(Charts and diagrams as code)
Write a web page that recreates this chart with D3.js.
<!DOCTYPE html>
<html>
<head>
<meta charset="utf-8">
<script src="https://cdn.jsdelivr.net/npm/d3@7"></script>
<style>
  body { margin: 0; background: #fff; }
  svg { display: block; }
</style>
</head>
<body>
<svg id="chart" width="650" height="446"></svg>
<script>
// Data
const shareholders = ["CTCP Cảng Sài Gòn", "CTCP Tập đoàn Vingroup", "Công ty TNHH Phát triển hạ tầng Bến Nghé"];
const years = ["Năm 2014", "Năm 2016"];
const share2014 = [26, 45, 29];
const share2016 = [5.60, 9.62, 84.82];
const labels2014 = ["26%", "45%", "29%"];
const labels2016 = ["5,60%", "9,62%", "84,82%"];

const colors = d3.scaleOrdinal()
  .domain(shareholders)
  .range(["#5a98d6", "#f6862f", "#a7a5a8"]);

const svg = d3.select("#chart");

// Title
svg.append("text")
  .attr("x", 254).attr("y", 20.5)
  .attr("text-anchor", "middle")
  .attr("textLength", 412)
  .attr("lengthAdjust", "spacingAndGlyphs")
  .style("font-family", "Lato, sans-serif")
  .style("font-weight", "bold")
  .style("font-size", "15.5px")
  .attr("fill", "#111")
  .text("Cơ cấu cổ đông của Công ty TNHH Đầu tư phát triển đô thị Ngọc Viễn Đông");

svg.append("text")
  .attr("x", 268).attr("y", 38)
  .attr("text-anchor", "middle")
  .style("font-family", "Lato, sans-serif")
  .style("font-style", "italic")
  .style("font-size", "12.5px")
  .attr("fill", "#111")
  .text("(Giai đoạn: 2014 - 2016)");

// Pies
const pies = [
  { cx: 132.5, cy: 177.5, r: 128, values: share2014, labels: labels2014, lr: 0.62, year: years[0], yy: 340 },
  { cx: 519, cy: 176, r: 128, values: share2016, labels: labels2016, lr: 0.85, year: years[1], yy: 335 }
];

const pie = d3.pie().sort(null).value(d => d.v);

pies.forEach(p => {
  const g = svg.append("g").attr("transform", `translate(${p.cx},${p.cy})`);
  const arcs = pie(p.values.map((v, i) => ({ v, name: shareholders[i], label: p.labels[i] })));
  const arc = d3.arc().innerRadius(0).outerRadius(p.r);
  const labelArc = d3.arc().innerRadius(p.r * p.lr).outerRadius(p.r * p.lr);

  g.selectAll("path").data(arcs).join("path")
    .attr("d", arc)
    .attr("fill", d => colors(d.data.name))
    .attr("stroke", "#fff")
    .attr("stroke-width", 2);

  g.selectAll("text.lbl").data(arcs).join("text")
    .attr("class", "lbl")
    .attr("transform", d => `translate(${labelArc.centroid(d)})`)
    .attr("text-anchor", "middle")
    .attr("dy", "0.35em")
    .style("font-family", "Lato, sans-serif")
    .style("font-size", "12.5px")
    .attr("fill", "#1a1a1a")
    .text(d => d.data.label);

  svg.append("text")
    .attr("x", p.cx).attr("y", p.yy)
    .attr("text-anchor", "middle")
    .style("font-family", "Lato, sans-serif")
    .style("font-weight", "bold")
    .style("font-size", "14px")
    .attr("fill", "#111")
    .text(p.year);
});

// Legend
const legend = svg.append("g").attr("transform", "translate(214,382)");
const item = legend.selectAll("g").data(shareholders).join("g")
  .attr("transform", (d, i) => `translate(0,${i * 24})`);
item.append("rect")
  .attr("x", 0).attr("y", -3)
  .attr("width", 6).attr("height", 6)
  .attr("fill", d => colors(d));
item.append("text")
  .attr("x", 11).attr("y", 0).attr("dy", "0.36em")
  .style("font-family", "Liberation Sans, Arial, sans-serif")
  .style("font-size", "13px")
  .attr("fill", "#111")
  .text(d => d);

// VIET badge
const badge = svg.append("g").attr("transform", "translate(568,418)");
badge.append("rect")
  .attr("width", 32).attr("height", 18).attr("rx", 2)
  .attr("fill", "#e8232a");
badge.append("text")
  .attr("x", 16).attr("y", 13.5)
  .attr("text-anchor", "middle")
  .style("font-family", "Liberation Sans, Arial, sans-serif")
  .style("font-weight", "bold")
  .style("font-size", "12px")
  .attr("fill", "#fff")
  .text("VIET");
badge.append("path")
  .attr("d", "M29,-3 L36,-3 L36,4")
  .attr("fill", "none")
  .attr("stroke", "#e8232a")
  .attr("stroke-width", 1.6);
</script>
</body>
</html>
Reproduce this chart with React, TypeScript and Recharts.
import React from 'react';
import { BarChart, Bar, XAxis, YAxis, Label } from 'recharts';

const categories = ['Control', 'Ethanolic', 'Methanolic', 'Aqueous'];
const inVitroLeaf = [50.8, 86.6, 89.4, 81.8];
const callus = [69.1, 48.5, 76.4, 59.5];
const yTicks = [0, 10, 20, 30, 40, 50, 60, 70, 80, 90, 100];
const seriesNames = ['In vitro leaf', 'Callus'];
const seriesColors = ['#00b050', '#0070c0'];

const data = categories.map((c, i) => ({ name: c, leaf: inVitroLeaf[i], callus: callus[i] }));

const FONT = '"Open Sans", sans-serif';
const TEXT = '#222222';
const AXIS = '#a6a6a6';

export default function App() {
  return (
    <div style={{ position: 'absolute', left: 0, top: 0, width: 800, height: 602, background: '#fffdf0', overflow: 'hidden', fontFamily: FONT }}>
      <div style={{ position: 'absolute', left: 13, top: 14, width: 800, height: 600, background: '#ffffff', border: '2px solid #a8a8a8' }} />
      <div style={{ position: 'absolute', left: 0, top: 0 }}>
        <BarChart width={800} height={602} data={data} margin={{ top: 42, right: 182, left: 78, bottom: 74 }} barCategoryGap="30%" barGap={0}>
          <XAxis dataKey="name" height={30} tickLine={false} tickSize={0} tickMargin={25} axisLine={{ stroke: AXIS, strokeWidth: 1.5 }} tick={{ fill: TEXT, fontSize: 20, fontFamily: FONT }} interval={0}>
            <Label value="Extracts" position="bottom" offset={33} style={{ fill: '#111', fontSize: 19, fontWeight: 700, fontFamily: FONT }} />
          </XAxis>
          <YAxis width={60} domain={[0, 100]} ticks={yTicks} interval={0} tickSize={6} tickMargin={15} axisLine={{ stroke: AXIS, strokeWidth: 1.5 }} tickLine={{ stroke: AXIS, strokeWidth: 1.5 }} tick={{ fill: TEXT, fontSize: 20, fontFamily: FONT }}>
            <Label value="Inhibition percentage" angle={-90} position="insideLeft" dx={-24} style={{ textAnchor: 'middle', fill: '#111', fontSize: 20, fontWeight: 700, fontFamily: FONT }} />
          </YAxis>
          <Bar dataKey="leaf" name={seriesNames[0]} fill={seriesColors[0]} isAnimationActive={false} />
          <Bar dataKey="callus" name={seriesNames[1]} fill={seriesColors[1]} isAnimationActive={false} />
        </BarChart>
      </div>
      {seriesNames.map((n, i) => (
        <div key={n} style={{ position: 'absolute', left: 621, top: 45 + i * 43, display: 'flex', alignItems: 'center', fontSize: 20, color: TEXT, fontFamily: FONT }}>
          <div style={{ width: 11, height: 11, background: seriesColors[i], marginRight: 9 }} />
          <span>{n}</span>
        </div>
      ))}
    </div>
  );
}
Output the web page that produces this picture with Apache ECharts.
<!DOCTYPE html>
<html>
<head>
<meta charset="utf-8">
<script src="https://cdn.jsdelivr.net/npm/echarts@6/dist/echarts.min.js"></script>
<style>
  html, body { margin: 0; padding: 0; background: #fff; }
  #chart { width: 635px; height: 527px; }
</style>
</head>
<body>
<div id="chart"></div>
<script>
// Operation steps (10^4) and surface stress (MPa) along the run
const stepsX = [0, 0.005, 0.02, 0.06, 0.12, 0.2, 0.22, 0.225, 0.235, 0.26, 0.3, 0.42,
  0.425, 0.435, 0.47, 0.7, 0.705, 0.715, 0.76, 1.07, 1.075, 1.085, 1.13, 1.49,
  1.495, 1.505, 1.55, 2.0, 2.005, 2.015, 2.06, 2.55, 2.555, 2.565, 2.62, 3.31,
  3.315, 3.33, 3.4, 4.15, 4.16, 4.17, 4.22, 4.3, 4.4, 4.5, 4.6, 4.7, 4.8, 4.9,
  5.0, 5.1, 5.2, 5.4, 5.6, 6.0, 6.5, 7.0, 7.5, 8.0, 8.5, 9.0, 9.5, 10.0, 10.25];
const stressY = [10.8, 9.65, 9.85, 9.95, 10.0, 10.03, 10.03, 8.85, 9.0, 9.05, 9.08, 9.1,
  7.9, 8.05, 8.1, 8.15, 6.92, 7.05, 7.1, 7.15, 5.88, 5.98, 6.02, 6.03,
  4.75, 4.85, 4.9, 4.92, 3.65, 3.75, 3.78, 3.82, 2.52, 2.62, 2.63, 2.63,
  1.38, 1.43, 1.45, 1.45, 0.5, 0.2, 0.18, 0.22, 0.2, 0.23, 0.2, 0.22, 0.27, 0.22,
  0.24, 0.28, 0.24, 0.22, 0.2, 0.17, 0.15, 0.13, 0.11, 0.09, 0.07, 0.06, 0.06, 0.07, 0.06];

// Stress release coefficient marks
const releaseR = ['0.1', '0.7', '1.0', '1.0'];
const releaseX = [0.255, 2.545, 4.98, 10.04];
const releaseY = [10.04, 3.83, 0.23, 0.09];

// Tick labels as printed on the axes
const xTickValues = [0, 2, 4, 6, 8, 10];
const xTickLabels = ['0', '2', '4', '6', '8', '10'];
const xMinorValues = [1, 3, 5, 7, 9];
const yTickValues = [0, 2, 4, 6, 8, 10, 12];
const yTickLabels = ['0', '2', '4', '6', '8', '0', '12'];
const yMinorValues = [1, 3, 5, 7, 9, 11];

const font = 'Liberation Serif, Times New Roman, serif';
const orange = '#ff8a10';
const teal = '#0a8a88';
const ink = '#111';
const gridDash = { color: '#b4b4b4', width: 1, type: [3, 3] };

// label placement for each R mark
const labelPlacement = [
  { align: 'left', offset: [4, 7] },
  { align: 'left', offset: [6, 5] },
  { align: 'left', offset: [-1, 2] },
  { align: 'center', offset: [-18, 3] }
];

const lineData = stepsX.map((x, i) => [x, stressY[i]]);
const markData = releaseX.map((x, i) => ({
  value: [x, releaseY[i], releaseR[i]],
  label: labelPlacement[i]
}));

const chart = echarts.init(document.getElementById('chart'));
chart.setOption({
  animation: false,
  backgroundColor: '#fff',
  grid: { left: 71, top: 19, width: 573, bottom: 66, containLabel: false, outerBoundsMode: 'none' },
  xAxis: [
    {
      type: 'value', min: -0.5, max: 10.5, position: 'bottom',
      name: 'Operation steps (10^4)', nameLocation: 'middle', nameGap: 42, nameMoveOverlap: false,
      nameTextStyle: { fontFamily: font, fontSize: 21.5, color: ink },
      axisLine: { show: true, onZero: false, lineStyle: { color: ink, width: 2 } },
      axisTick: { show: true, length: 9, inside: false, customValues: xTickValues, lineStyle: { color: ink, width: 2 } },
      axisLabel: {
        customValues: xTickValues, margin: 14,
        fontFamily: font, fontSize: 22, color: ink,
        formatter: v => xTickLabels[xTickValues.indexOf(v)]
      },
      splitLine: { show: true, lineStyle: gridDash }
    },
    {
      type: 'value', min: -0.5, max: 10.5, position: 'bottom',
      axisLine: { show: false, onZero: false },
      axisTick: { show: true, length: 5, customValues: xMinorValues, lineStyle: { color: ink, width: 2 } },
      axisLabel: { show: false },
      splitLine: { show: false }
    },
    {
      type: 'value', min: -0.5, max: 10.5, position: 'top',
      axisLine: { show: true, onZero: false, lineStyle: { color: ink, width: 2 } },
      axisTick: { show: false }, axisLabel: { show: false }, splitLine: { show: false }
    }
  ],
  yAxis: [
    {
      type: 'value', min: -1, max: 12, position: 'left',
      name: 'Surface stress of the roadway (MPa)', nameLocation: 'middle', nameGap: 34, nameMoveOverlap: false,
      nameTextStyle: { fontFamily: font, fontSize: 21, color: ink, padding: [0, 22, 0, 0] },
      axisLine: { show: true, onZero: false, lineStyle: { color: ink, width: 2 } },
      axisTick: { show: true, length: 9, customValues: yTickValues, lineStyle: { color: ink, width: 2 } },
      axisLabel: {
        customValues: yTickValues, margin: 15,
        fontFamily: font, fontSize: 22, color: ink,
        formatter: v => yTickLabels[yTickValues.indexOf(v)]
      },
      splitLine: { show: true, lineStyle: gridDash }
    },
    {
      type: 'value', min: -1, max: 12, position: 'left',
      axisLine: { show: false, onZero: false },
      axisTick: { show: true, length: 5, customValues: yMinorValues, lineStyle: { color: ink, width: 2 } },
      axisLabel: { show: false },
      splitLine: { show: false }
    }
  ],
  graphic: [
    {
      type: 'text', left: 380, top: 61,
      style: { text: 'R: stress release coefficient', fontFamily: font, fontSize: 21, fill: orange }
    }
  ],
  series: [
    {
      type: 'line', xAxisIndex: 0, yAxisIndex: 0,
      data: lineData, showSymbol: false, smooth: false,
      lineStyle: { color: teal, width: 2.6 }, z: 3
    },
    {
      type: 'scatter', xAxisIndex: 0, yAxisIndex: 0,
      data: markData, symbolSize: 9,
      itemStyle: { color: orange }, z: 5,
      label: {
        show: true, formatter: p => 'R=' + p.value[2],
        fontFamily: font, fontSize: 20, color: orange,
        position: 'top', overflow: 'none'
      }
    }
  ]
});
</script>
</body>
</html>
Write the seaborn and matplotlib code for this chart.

- [YOUR OBJECTIVE]
Set down, without any change, only the lines from the line that holds "Reproduce this chart" through the line that holds "const AXIS = '#a6a6a6';", both lines included.

- [RIGHT ANSWER]
Reproduce this chart with React, TypeScript and Recharts.
import React from 'react';
import { BarChart, Bar, XAxis, YAxis, Label } from 'recharts';

const categories = ['Control', 'Ethanolic', 'Methanolic', 'Aqueous'];
const inVitroLeaf = [50.8, 86.6, 89.4, 81.8];
const callus = [69.1, 48.5, 76.4, 59.5];
const yTicks = [0, 10, 20, 30, 40, 50, 60, 70, 80, 90, 100];
const seriesNames = ['In vitro leaf', 'Callus'];
const seriesColors = ['#00b050', '#0070c0'];

const data = categories.map((c, i) => ({ name: c, leaf: inVitroLeaf[i], callus: callus[i] }));

const FONT = '"Open Sans", sans-serif';
const TEXT = '#222222';
const AXIS = '#a6a6a6';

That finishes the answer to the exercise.